Financial Planning and Analysis

What Is a Surplus Disbursement From My Mortgage Company?

Navigate receiving unexpected funds from your mortgage company. This guide explains the nature of these disbursements and how to manage them.

When you own a home with a mortgage, you might encounter situations that lead to unexpected financial adjustments. One such event is receiving a surplus disbursement from your mortgage company. This article aims to clarify what a mortgage surplus disbursement means and how it impacts your homeownership.

Understanding a Surplus Disbursement

A surplus disbursement from your mortgage company indicates that your escrow account holds more funds than necessary to cover its designated payments. An escrow account is typically established by your lender to collect and hold money for expenses like property taxes and homeowner’s insurance, which are then paid on your behalf.

This excess can arise for several reasons. For instance, your mortgage company might have initially overestimated the projected costs for your property taxes or insurance premiums. Additionally, a decrease in your actual property taxes or homeowner’s insurance rates during the year can lead to extra funds. Adjustments due to property reassessments or changes in insurance policies also contribute to an escrow surplus.

How Surplus Funds Are Determined

Mortgage companies determine surplus funds through a routine process called an annual escrow analysis. This analysis is typically conducted once a year to assess the financial activity within your escrow account. During this review, your mortgage servicer compares the total amount collected from your monthly payments against the actual expenses paid out for property taxes and insurance over the past year.

Federal regulations, such as the Real Estate Settlement Procedures Act (RESPA), require mortgage servicers to perform these analyses to ensure escrow accounts are properly balanced. The servicer projects the anticipated costs for the upcoming 12 months and determines if the current balance, along with future payments, will be sufficient. A surplus is identified when the funds collected exceed the disbursements needed, creating an excess balance.

Options for Handling Your Surplus

When a surplus is identified in your escrow account, you generally have options for managing these funds. The most frequent option is to receive a refund directly from your mortgage company. If the surplus amount is typically $50 or more, the mortgage company will often issue a check or direct deposit to you within a specified timeframe, usually around 30 days after the escrow analysis is completed.

Another option offered by some mortgage companies is to apply the surplus directly to the outstanding principal balance of your loan. This choice can be beneficial as it reduces the total amount of interest you will pay over the life of the mortgage and could potentially shorten your loan term. The decision between receiving a refund or applying the funds to your principal often depends on your current financial goals and the size of the surplus.

Important Considerations

When you receive a mortgage surplus disbursement, it is important to understand its implications, particularly concerning taxation. A surplus disbursement from an escrow account is generally not considered taxable income. This is because the funds represent a return of your own money that was overpaid, rather than new income. However, if you deducted property taxes in a prior year and then received a refund for those taxes as part of the surplus, you may need to adjust your tax deductions for that year.
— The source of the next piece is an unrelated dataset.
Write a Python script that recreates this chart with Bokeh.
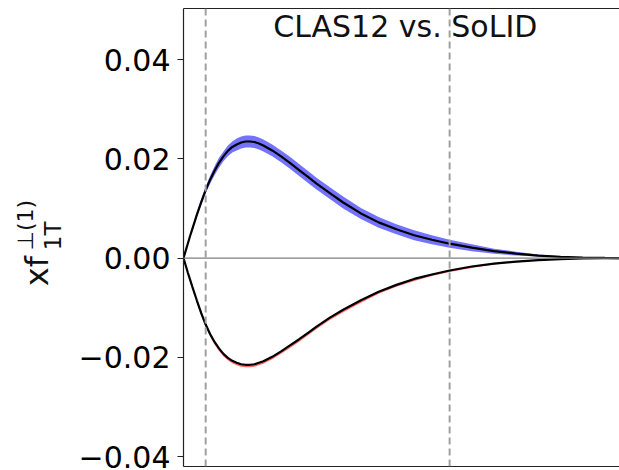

It is advisable to review your annual escrow analysis statement when it arrives. This statement provides a detailed breakdown of how the surplus was calculated, including past activity and projections for the next year. Should you find any discrepancies or have questions about the calculation, promptly contact your mortgage servicer for clarification. Be prepared to provide relevant documents, such as property tax bills or insurance statements, to support your inquiry. While a surplus leads to a disbursement, the mortgage company will also typically adjust your future monthly escrow payments based on the new analysis.